### Task requirements
Transcribe the whole listing without a single picture.

### Source data
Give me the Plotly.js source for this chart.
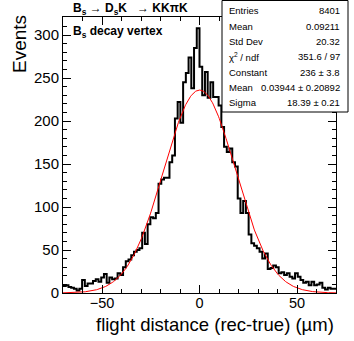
<!DOCTYPE html>
<html>
<head>
<meta charset="utf-8">
<script src="https://cdn.plot.ly/plotly-3.0.1.min.js"></script>
<style>html,body{margin:0;padding:0;background:#fff}</style>
</head>
<body>
<div id="chart" style="width:354px;height:341px"></div>
<script>
// histogram: 100 bins from -70 to 70 um
const binLo = -70;
const binHi = 70;
const counts = [
  8, 9, 7, 6, 5, 3, 5, 15, 8, 11,
  11, 14, 16, 13, 18, 22, 12, 18, 16, 17,
  23, 21, 30, 37, 39, 44, 48, 50, 52, 70,
  57, 80, 88, 87, 93, 127, 132, 134, 134, 152,
  160, 203, 222, 198, 245, 256, 274, 238, 285, 308,
  263, 230, 257, 227, 245, 228, 228, 218, 193, 170,
  164, 168, 152, 147, 110, 93, 107, 93, 68, 58,
  55, 52, 48, 40, 46, 28, 29, 32, 30, 23,
  24, 21, 23, 19, 17, 23, 19, 15, 12, 13,
  9, 13, 9, 10, 12, 6, 4, 6, 5, 5
];

// gaussian fit parameters (from the stats box)
const fitConst = 236;
const fitMean = 0.03944;
const fitSigma = 18.39;

// stats box
const statLabels = ['Entries', 'Mean', 'Std Dev', 'χ<sup>2</sup> / ndf', 'Constant', 'Mean', 'Sigma'];
const statValues = ['8401', '0.09211', '20.32', '351.6 / 97', '236 ± 3.8', '0.03944 ± 0.20892', '18.39 ± 0.21'];

const xTicks = [-50, 0, 50];
const yTicks = [0, 50, 100, 150, 200, 250, 300];

// step outline from bin edges
const binW = (binHi - binLo) / counts.length;
const edges = counts.map((c, i) => binLo + i * binW).concat([binHi]);
const stepY = counts.concat([counts[counts.length - 1]]);

const fitX = [];
for (let i = 0; i <= 400; i++) fitX.push(binLo + (binHi - binLo) * i / 400);
const fitY = fitX.map(x => fitConst * Math.exp(-0.5 * Math.pow((x - fitMean) / fitSigma, 2)));

// pixel helpers for the plot frame (63..336 x 17..293)
const L = 63, R = 336, T = 17, B = 293;
const px = v => (v - L) / (R - L);
const py = v => (B - v) / (B - T);

const histTrace = {
  x: edges, y: stepY, type: 'scatter', mode: 'lines',
  line: { shape: 'hv', color: '#000', width: 2 },
  hoverinfo: 'skip'
};
const fitTrace = {
  x: fitX, y: fitY, type: 'scatter', mode: 'lines',
  line: { color: '#ff0000', width: 1 },
  hoverinfo: 'skip'
};

const font = 'Liberation Sans, Arial, sans-serif';
const annotations = [
  { text: '<b>B<sub>s</sub> → D<sub>s</sub>K   → KKπK</b>', x: px(71), y: py(9),
    xanchor: 'left', yanchor: 'middle', font: { size: 12 } },
  { text: '<b>B<sub>s</sub> decay vertex</b>', x: px(71), y: py(32),
    xanchor: 'left', yanchor: 'middle', font: { size: 12 } },
  { text: 'Events', x: px(19), y: py(44), textangle: -90,
    xanchor: 'center', yanchor: 'middle', font: { size: 19 } },
  { text: 'flight distance (rec-true) (µm)', x: px(336), y: py(324),
    xanchor: 'right', yanchor: 'middle', font: { size: 18.5 } }
];
statLabels.forEach((s, i) => {
  const yy = py(11 + 15.3 * i);
  annotations.push({ text: s, x: px(227), y: yy, xanchor: 'left', yanchor: 'middle', font: { size: 9.5 } });
  annotations.push({ text: statValues[i], x: px(342), y: yy, xanchor: 'right', yanchor: 'middle', font: { size: 9.5 } });
});
annotations.forEach(a => { a.xref = 'paper'; a.yref = 'paper'; a.showarrow = false; a.font.family = font; a.font.color = '#000'; });

Plotly.newPlot('chart', [histTrace, fitTrace], {
  width: 354, height: 341, autosize: false,
  margin: { l: L, r: 354 - R, t: T, b: 341 - B, pad: 0 },
  paper_bgcolor: '#fff', plot_bgcolor: '#fff',
  showlegend: false,
  font: { family: font, size: 15, color: '#000' },
  xaxis: {
    range: [binLo, binHi], tickvals: xTicks, ticktext: xTicks.map(v => v < 0 ? '−' + (-v) : String(v)),
    ticks: 'inside', ticklen: 8, tickcolor: '#000', showgrid: false, zeroline: false,
    showline: true, linecolor: '#000', linewidth: 1, mirror: 'ticks',
    minor: { dtick: 10, ticks: 'inside', ticklen: 4, tickcolor: '#000', showgrid: false },
    tickfont: { size: 14.5 }, ticklabelstandoff: -3
  },
  yaxis: {
    range: [0, 321], tickvals: yTicks,
    ticks: 'inside', ticklen: 8, tickcolor: '#000', showgrid: false, zeroline: false,
    showline: true, linecolor: '#000', linewidth: 1, mirror: 'ticks',
    minor: { dtick: 10, ticks: 'inside', ticklen: 4, tickcolor: '#000', showgrid: false },
    tickfont: { size: 15 }
  },
  shapes: [
    { type: 'rect', xref: 'paper', yref: 'paper', layer: 'above',
      x0: px(222), x1: px(348), y0: py(112), y1: py(0.5),
      fillcolor: '#fff', line: { color: '#000', width: 1 } }
  ],
  annotations: annotations
}, { staticPlot: true });
</script>
</body>
</html>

### Problem solution
Give me the Plotly.js source for this chart.
<!DOCTYPE html>
<html>
<head>
<meta charset="utf-8">
<script src="https://cdn.plot.ly/plotly-3.0.1.min.js"></script>
<style>html,body{margin:0;padding:0;background:#fff}</style>
</head>
<body>
<div id="chart" style="width:354px;height:341px"></div>
<script>
// histogram: 100 bins from -70 to 70 um
const binLo = -70;
const binHi = 70;
const counts = [
  8, 9, 7, 6, 5, 3, 5, 15, 8, 11,
  11, 14, 16, 13, 18, 22, 12, 18, 16, 17,
  23, 21, 30, 37, 39, 44, 48, 50, 52, 70,
  57, 80, 88, 87, 93, 127, 132, 134, 134, 152,
  160, 203, 222, 198, 245, 256, 274, 238, 285, 308,
  263, 230, 257, 227, 245, 228, 228, 218, 193, 170,
  164, 168, 152, 147, 110, 93, 107, 93, 68, 58,
  55, 52, 48, 40, 46, 28, 29, 32, 30, 23,
  24, 21, 23, 19, 17, 23, 19, 15, 12, 13,
  9, 13, 9, 10, 12, 6, 4, 6, 5, 5
];

// gaussian fit parameters (from the stats box)
const fitConst = 236;
const fitMean = 0.03944;
const fitSigma = 18.39;

// stats box
const statLabels = ['Entries', 'Mean', 'Std Dev', 'χ<sup>2</sup> / ndf', 'Constant', 'Mean', 'Sigma'];
const statValues = ['8401', '0.09211', '20.32', '351.6 / 97', '236 ± 3.8', '0.03944 ± 0.20892', '18.39 ± 0.21'];

const xTicks = [-50, 0, 50];
const yTicks = [0, 50, 100, 150, 200, 250, 300];

// step outline from bin edges
const binW = (binHi - binLo) / counts.length;
const edges = counts.map((c, i) => binLo + i * binW).concat([binHi]);
const stepY = counts.concat([counts[counts.length - 1]]);

const fitX = [];
for (let i = 0; i <= 400; i++) fitX.push(binLo + (binHi - binLo) * i / 400);
const fitY = fitX.map(x => fitConst * Math.exp(-0.5 * Math.pow((x - fitMean) / fitSigma, 2)));

// pixel helpers for the plot frame (63..336 x 17..293)
const L = 63, R = 336, T = 17, B = 293;
const px = v => (v - L) / (R - L);
const py = v => (B - v) / (B - T);

const histTrace = {
  x: edges, y: stepY, type: 'scatter', mode: 'lines',
  line: { shape: 'hv', color: '#000', width: 2 },
  hoverinfo: 'skip'
};
const fitTrace = {
  x: fitX, y: fitY, type: 'scatter', mode: 'lines',
  line: { color: '#ff0000', width: 1 },
  hoverinfo: 'skip'
};

const font = 'Liberation Sans, Arial, sans-serif';
const annotations = [
  { text: '<b>B<sub>s</sub> → D<sub>s</sub>K   → KKπK</b>', x: px(71), y: py(9),
    xanchor: 'left', yanchor: 'middle', font: { size: 12 } },
  { text: '<b>B<sub>s</sub> decay vertex</b>', x: px(71), y: py(32),
    xanchor: 'left', yanchor: 'middle', font: { size: 12 } },
  { text: 'Events', x: px(19), y: py(44), textangle: -90,
    xanchor: 'center', yanchor: 'middle', font: { size: 19 } },
  { text: 'flight distance (rec-true) (µm)', x: px(336), y: py(324),
    xanchor: 'right', yanchor: 'middle', font: { size: 18.5 } }
];
statLabels.forEach((s, i) => {
  const yy = py(11 + 15.3 * i);
  annotations.push({ text: s, x: px(227), y: yy, xanchor: 'left', yanchor: 'middle', font: { size: 9.5 } });
  annotations.push({ text: statValues[i], x: px(342), y: yy, xanchor: 'right', yanchor: 'middle', font: { size: 9.5 } });
});
annotations.forEach(a => { a.xref = 'paper'; a.yref = 'paper'; a.showarrow = false; a.font.family = font; a.font.color = '#000'; });

Plotly.newPlot('chart', [histTrace, fitTrace], {
  width: 354, height: 341, autosize: false,
  margin: { l: L, r: 354 - R, t: T, b: 341 - B, pad: 0 },
  paper_bgcolor: '#fff', plot_bgcolor: '#fff',
  showlegend: false,
  font: { family: font, size: 15, color: '#000' },
  xaxis: {
    range: [binLo, binHi], tickvals: xTicks, ticktext: xTicks.map(v => v < 0 ? '−' + (-v) : String(v)),
    ticks: 'inside', ticklen: 8, tickcolor: '#000', showgrid: false, zeroline: false,
    showline: true, linecolor: '#000', linewidth: 1, mirror: 'ticks',
    minor: { dtick: 10, ticks: 'inside', ticklen: 4, tickcolor: '#000', showgrid: false },
    tickfont: { size: 14.5 }, ticklabelstandoff: -3
  },
  yaxis: {
    range: [0, 321], tickvals: yTicks,
    ticks: 'inside', ticklen: 8, tickcolor: '#000', showgrid: false, zeroline: false,
    showline: true, linecolor: '#000', linewidth: 1, mirror: 'ticks',
    minor: { dtick: 10, ticks: 'inside', ticklen: 4, tickcolor: '#000', showgrid: false },
    tickfont: { size: 15 }
  },
  shapes: [
    { type: 'rect', xref: 'paper', yref: 'paper', layer: 'above',
      x0: px(222), x1: px(348), y0: py(112), y1: py(0.5),
      fillcolor: '#fff', line: { color: '#000', width: 1 } }
  ],
  annotations: annotations
}, { staticPlot: true });
</script>
</body>
</html>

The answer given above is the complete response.